3. Delivery —How and when do your Transaction customers need and expect delivery? If you can be faster than your competitors or more able to deliver at certain locations at certain times, you will have a competitive advantage with these customers.
4. Availability —Transaction customers need to know they can rely on you to have what they need, when they need it. A supplier who runs out of stock or asks the customer to wait to receive the materials or products they need may not get another chance to fulfill an order.

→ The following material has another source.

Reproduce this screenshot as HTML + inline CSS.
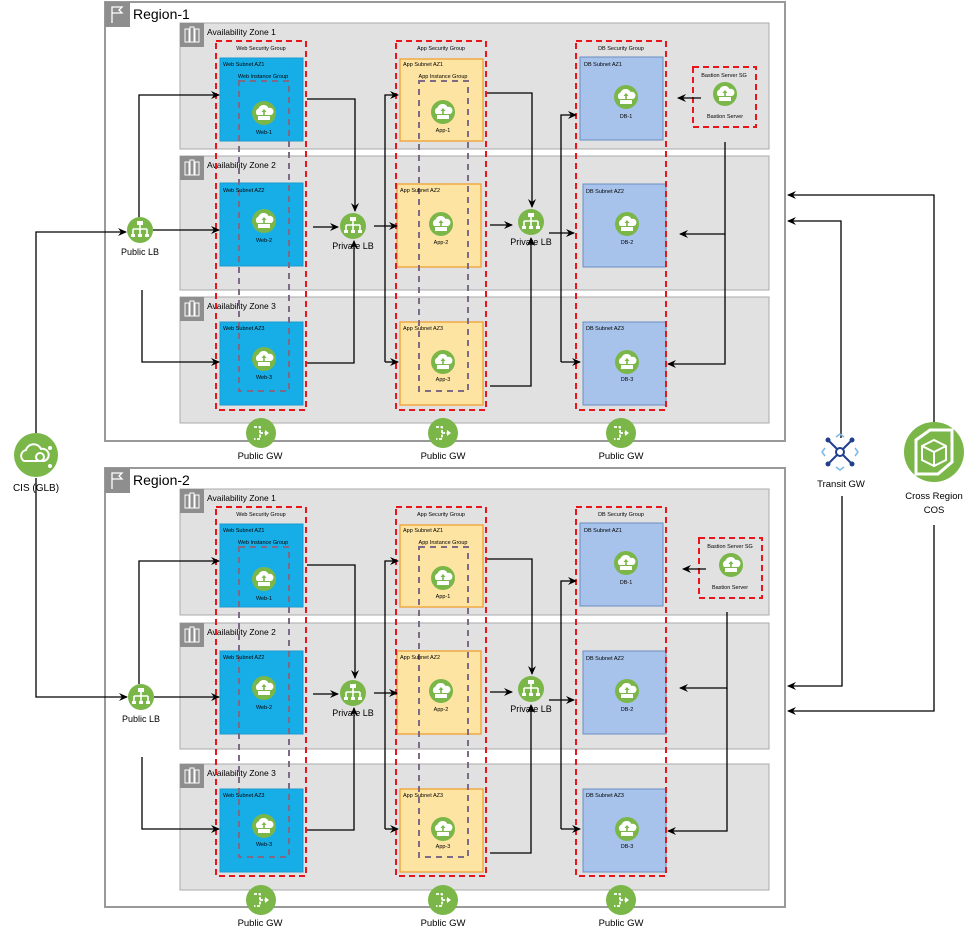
<!DOCTYPE html>
<html><head><meta charset="utf-8"><style>
html,body{margin:0;padding:0;background:#fff;}
svg{display:block;font-family:"Liberation Sans",Arial,sans-serif;}
</style></head><body>
<svg width="972" height="933" viewBox="0 0 972 933" xmlns="http://www.w3.org/2000/svg">
<defs>
<marker id="a" markerWidth="10" markerHeight="10" refX="8" refY="4" orient="auto" markerUnits="userSpaceOnUse"><path d="M0,0 L9,4 L0,8 L3,4 z" fill="#000"/></marker>
<g id="ic"><circle r="12" fill="#7ab648"/><path d="M-7,2 a4,4 0 0 1 1.5,-6.5 a5.5,5.5 0 0 1 10,-0.5 a3.5,3.5 0 0 1 2.5,7 z" fill="#fff"/><rect x="-6" y="3" width="12" height="4" fill="#fff"/><path d="M0,-4 L-2.5,-1 L2.5,-1 z M-0.8,-1 h1.6 v3 h-1.6z" fill="#7ab648"/></g>
<g id="lb"><circle r="13" fill="#7ab648"/><rect x="-3" y="-9" width="6" height="4" fill="#fff"/><path d="M0,-5 v4 M-7,-1 h14 M-7,-1 v5 M0,-1 v5 M7,-1 v5" stroke="#fff" stroke-width="1.6" fill="none"/><rect x="-9" y="4" width="4" height="3" fill="#fff"/><rect x="-2" y="4" width="4" height="3" fill="#fff"/><rect x="5" y="4" width="4" height="3" fill="#fff"/></g>
<g id="gw"><circle r="15" fill="#7ab648"/><path d="M-7,-6 h6 v12 h-6 M-1,0 h5" stroke="#fff" stroke-width="1.8" fill="none" stroke-dasharray="3 1.5"/><path d="M4,-3 L8,0 L4,3z" fill="#fff"/></g>
<g id="az"><rect width="24" height="24" fill="#8e8e8e"/><path d="M5,6 h4 v13 h-4z M10,4 h4 v15 h-4z M15,6 h4 v13 h-4z" fill="none" stroke="#fff" stroke-width="1"/></g>
</defs>

<!-- REGION 1 -->
<g>
<rect x="105" y="2" width="680" height="439" fill="#fff" stroke="#999" stroke-width="2"/>
<rect x="105" y="2" width="25" height="25" fill="#8e8e8e"/>
<path d="M112,23 V7 h10 l-3,3 3,3 h-10" fill="none" stroke="#fff" stroke-width="1.3"/>
<text x="133" y="19" font-size="14">Region-1</text>
<rect x="180" y="23" width="589" height="126" fill="#e1e1e1" stroke="#aaa"/>
<rect x="180" y="156" width="589" height="134" fill="#e1e1e1" stroke="#aaa"/>
<rect x="180" y="297" width="589" height="126" fill="#e1e1e1" stroke="#aaa"/>
<use href="#az" x="180" y="23"/><use href="#az" x="180" y="156"/><use href="#az" x="180" y="297"/>
<text x="207" y="35" font-size="8.5">Availability Zone 1</text>
<text x="207" y="168" font-size="8.5">Availability Zone 2</text>
<text x="207" y="309" font-size="8.5">Availability Zone 3</text>
<rect x="220" y="58" width="83" height="83" fill="#17aee8" stroke="#1b9ccf"/>
<rect x="220" y="183" width="83" height="83" fill="#17aee8" stroke="#1b9ccf"/>
<rect x="220" y="322" width="83" height="83" fill="#17aee8" stroke="#1b9ccf"/>
<rect x="400" y="59" width="83" height="82" fill="#fee4a2" stroke="#f0a030" stroke-width="1.3"/>
<rect x="397" y="184" width="84" height="83" fill="#fee4a2" stroke="#f0a030" stroke-width="1.3"/>
<rect x="400" y="322" width="83" height="83" fill="#fee4a2" stroke="#f0a030" stroke-width="1.3"/>
<rect x="580" y="57" width="83" height="83" fill="#a7c3eb" stroke="#6c8ebf"/>
<rect x="583" y="184" width="83" height="83" fill="#a7c3eb" stroke="#6c8ebf"/>
<rect x="583" y="322" width="83" height="83" fill="#a7c3eb" stroke="#6c8ebf"/>
<g fill="none" stroke="#e8151a" stroke-width="2" stroke-dasharray="6 4">
<rect x="216" y="41" width="90" height="369"/><rect x="396" y="41" width="90" height="369"/><rect x="576" y="41" width="90" height="369"/>
<rect x="693" y="67" width="63" height="60"/></g>
<g fill="none" stroke="#7d6a84" stroke-width="2" stroke-dasharray="6 5">
<rect x="239" y="81" width="50" height="310"/><rect x="419" y="81" width="49" height="310"/></g>
<g font-size="5.5" text-anchor="middle">
<text x="261" y="50">Web Security Group</text><text x="441" y="50">App Security Group</text><text x="621" y="50">DB Security Group</text>
<text x="263" y="78">Web Instance Group</text><text x="443" y="78">App Instance Group</text>
<text x="724" y="77">Bastion Server SG</text><text x="725" y="118">Bastion Server</text>
<text x="264" y="134">Web-1</text><text x="264" y="242">Web-2</text><text x="264" y="379">Web-3</text>
<text x="443" y="132">App-1</text><text x="441" y="244">App-2</text><text x="443" y="381">App-3</text>
<text x="626" y="118">DB-1</text><text x="627" y="244">DB-2</text><text x="627" y="381">DB-3</text>
</g>
<g font-size="5.5">
<text x="223" y="66">Web Subnet AZ1</text><text x="223" y="192">Web Subnet AZ2</text><text x="223" y="330">Web Subnet AZ3</text>
<text x="403" y="66">App Subnet AZ1</text><text x="400" y="192">App Subnet AZ2</text><text x="403" y="330">App Subnet AZ3</text>
<text x="584" y="66">DB Subnet AZ1</text><text x="586" y="193">DB Subnet AZ2</text><text x="586" y="330">DB Subnet AZ3</text>
</g>
<use href="#ic" x="264" y="113"/><use href="#ic" x="264" y="221"/><use href="#ic" x="264" y="359"/>
<use href="#ic" x="443" y="112"/><use href="#ic" x="441" y="224"/><use href="#ic" x="443" y="362"/>
<use href="#ic" x="626" y="97"/><use href="#ic" x="627" y="224"/><use href="#ic" x="627" y="362"/>
<use href="#ic" x="725" y="94"/>
<use href="#lb" x="140" y="230"/><use href="#lb" x="353" y="226"/><use href="#lb" x="531" y="222"/>
<g font-size="9" text-anchor="middle"><text x="140" y="255">Public LB</text><text x="353" y="249">Private LB</text><text x="531" y="245">Private LB</text></g>
<use href="#gw" x="261" y="433"/><use href="#gw" x="443" y="433"/><use href="#gw" x="621" y="433"/>
<g font-size="9.5" text-anchor="middle"><text x="260" y="459">Public GW</text><text x="443" y="459">Public GW</text><text x="621" y="459">Public GW</text></g>
<g fill="none" stroke="#000" stroke-width="1.3" marker-end="url(#a)">
<path d="M139,217 V95 H219"/><path d="M153,230 H219"/><path d="M142,290 V362 H219"/>
<path d="M307,99 H355 V211"/><path d="M313,227 H338"/><path d="M307,363 H354 V241"/>
<path d="M374,226 H397"/><path d="M385,362 V95 H398"/><path d="M385,362 H398"/>
<path d="M487,93 H532 V207"/><path d="M490,225 H512"/><path d="M490,386 H531 V238"/>
<path d="M549,233 H574"/><path d="M561,362 V115 H576"/><path d="M561,362 H580"/>
<path d="M701,98 H678"/><path d="M725,142 V234 H680"/><path d="M725,234 V364 H668"/>
</g>
</g>

<!-- REGION 2 -->
<g transform="translate(0,466)">
<rect x="105" y="2" width="680" height="439" fill="#fff" stroke="#999" stroke-width="2"/>
<rect x="105" y="2" width="25" height="25" fill="#8e8e8e"/>
<path d="M112,23 V7 h10 l-3,3 3,3 h-10" fill="none" stroke="#fff" stroke-width="1.3"/>
<text x="133" y="19" font-size="14">Region-2</text>
<rect x="180" y="23" width="589" height="126" fill="#e1e1e1" stroke="#aaa"/>
<rect x="180" y="157" width="589" height="126" fill="#e1e1e1" stroke="#aaa"/>
<rect x="180" y="298" width="589" height="126" fill="#e1e1e1" stroke="#aaa"/>
<use href="#az" x="180" y="23"/><use href="#az" x="180" y="157"/><use href="#az" x="180" y="298"/>
<text x="207" y="35" font-size="8.5">Availability Zone 1</text>
<text x="207" y="169" font-size="8.5">Availability Zone 2</text>
<text x="207" y="310" font-size="8.5">Availability Zone 3</text>
<rect x="220" y="58" width="83" height="83" fill="#17aee8" stroke="#1b9ccf"/>
<rect x="220" y="185" width="83" height="83" fill="#17aee8" stroke="#1b9ccf"/>
<rect x="220" y="323" width="83" height="83" fill="#17aee8" stroke="#1b9ccf"/>
<rect x="400" y="59" width="83" height="82" fill="#fee4a2" stroke="#f0a030" stroke-width="1.3"/>
<rect x="397" y="185" width="84" height="83" fill="#fee4a2" stroke="#f0a030" stroke-width="1.3"/>
<rect x="400" y="323" width="83" height="83" fill="#fee4a2" stroke="#f0a030" stroke-width="1.3"/>
<rect x="580" y="57" width="83" height="83" fill="#a7c3eb" stroke="#6c8ebf"/>
<rect x="583" y="185" width="83" height="83" fill="#a7c3eb" stroke="#6c8ebf"/>
<rect x="583" y="323" width="83" height="83" fill="#a7c3eb" stroke="#6c8ebf"/>
<g fill="none" stroke="#e8151a" stroke-width="2" stroke-dasharray="6 4">
<rect x="216" y="41" width="90" height="369"/><rect x="396" y="41" width="90" height="369"/><rect x="576" y="41" width="90" height="369"/>
<rect x="699" y="72" width="63" height="60"/></g>
<g fill="none" stroke="#7d6a84" stroke-width="2" stroke-dasharray="6 5">
<rect x="239" y="81" width="50" height="310"/><rect x="419" y="81" width="49" height="310"/></g>
<g font-size="5.5" text-anchor="middle">
<text x="261" y="50">Web Security Group</text><text x="441" y="50">App Security Group</text><text x="621" y="50">DB Security Group</text>
<text x="263" y="78">Web Instance Group</text><text x="443" y="78">App Instance Group</text>
<text x="730" y="82">Bastion Server SG</text><text x="730" y="123">Bastion Server</text>
<text x="264" y="134">Web-1</text><text x="264" y="243">Web-2</text><text x="264" y="380">Web-3</text>
<text x="443" y="132">App-1</text><text x="441" y="245">App-2</text><text x="443" y="382">App-3</text>
<text x="626" y="118">DB-1</text><text x="627" y="245">DB-2</text><text x="627" y="382">DB-3</text>
</g>
<g font-size="5.5">
<text x="223" y="66">Web Subnet AZ1</text><text x="223" y="193">Web Subnet AZ2</text><text x="223" y="331">Web Subnet AZ3</text>
<text x="403" y="66">App Subnet AZ1</text><text x="400" y="193">App Subnet AZ2</text><text x="403" y="331">App Subnet AZ3</text>
<text x="584" y="66">DB Subnet AZ1</text><text x="586" y="194">DB Subnet AZ2</text><text x="586" y="331">DB Subnet AZ3</text>
</g>
<use href="#ic" x="264" y="113"/><use href="#ic" x="264" y="222"/><use href="#ic" x="264" y="360"/>
<use href="#ic" x="443" y="112"/><use href="#ic" x="441" y="225"/><use href="#ic" x="443" y="363"/>
<use href="#ic" x="626" y="97"/><use href="#ic" x="627" y="225"/><use href="#ic" x="627" y="363"/>
<use href="#ic" x="731" y="99"/>
<use href="#lb" x="141" y="231"/><use href="#lb" x="353" y="227"/><use href="#lb" x="531" y="223"/>
<g font-size="9" text-anchor="middle"><text x="141" y="256">Public LB</text><text x="353" y="250">Private LB</text><text x="531" y="246">Private LB</text></g>
<use href="#gw" x="261" y="434"/><use href="#gw" x="443" y="434"/><use href="#gw" x="621" y="434"/>
<g font-size="9.5" text-anchor="middle"><text x="260" y="460">Public GW</text><text x="443" y="460">Public GW</text><text x="621" y="460">Public GW</text></g>
<g fill="none" stroke="#000" stroke-width="1.3" marker-end="url(#a)">
<path d="M139,218 V95 H219"/><path d="M154,231 H219"/><path d="M142,291 V363 H219"/>
<path d="M307,99 H355 V212"/><path d="M313,228 H338"/><path d="M307,364 H354 V242"/>
<path d="M374,227 H397"/><path d="M385,363 V95 H398"/><path d="M385,363 H398"/>
<path d="M487,93 H532 V208"/><path d="M490,226 H512"/><path d="M490,387 H531 V239"/>
<path d="M549,234 H574"/><path d="M561,363 V115 H576"/><path d="M561,363 H580"/>
<path d="M706,103 H683"/><path d="M727,146 V222 H680"/><path d="M727,222 V365 H668"/>
</g>
</g>

<!-- CIS -->
<g fill="none" stroke="#000" stroke-width="1.3" marker-end="url(#a)">
<path d="M36,433 V232 H126"/><path d="M36,478 V697 H127"/>
<path d="M841,438 V221 H788"/><path d="M934,422 V195 H788"/>
<path d="M842,496 V686 H788"/><path d="M934,525 V711 H788"/>
</g>
<circle cx="36" cy="455" r="22" fill="#7ab648"/>
<path d="M24,461 a6,6 0 0 1 2,-11 a8,8 0 0 1 15,-1 a6,6 0 0 1 3,12 z" fill="none" stroke="#fff" stroke-width="2"/>
<circle cx="40" cy="457" r="4" fill="none" stroke="#fff" stroke-width="2"/>
<circle cx="50" cy="448" r="2" fill="#fff"/><circle cx="50" cy="466" r="2" fill="#fff"/>
<text x="36" y="491" font-size="10" text-anchor="middle">CIS (GLB)</text>
<!-- Transit GW -->
<g stroke="#1f3f8f" stroke-width="2" fill="none">
<path d="M828,440 L852,464 M852,440 L828,464"/><circle cx="840" cy="452" r="4" fill="#fff"/></g>
<g fill="#1f3f8f"><circle cx="828" cy="440" r="2.5"/><circle cx="852" cy="440" r="2.5"/><circle cx="828" cy="464" r="2.5"/><circle cx="852" cy="464" r="2.5"/></g>
<g stroke="#7ab8e8" stroke-width="1.5" fill="none"><path d="M836,437 l4,-3 4,3 M836,467 l4,3 4,-3 M825,448 l-3,4 3,4 M855,448 l3,4 -3,4"/></g>
<text x="841" y="487" font-size="9.5" text-anchor="middle">Transit GW</text>
<!-- COS -->
<circle cx="934" cy="452" r="30" fill="#7ab648"/>
<path d="M916,440 L930,430 H952 V462 L938,474 H916 Z" fill="none" stroke="#fff" stroke-width="3"/>
<path d="M922,446 L934,440 L946,446 L946,460 L934,466 L922,460 Z M922,446 L934,452 L946,446 M934,452 V466" fill="none" stroke="#fff" stroke-width="2"/>
<text x="934" y="499" font-size="9.5" text-anchor="middle">Cross Region</text>
<text x="934" y="513" font-size="9.5" text-anchor="middle">COS</text>
</svg>
</body></html>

So these Transaction customers have the advantage of being low maintenance and lower cost in terms of demands on your sales resources. At the same time, it is critical to pay attention to hitting their targets every time with quality and consistency. They need to feel you are providing them with a fair competitive price, a product or service that consistently meets their specifications, and delivery and availability that fulfill their expectations—without exception. Since they do have choices and it costs them little to switch from one supplier to another, it is imperative to be responsive to the concerns of these customers. If they are completely satisfied, they are far more likely to continue to give their business to you, rather than to a competitor.
With competitive pressures to contend with and finite resources, your best strategy is to focus the time and energy of your salespeople on building strong and lasting relationships with your most valued customers. Taking customers for granted is the enemy of retention. Make sure you know what kind of relationship you have with each account, and that your sales reps are aware of their customers’ expectations based on those relationships. Keep abreast of any changes in the customer’s business model and buying preferences. That will ensure you are providing Big R customers what they need from your company, while meeting the very different needs of good Transaction customers as well. If each customer feels you are providing not only valuable solutions, but selling to them the way they want to buy, your relationship with them will be a strong barrier to competitor encroachment.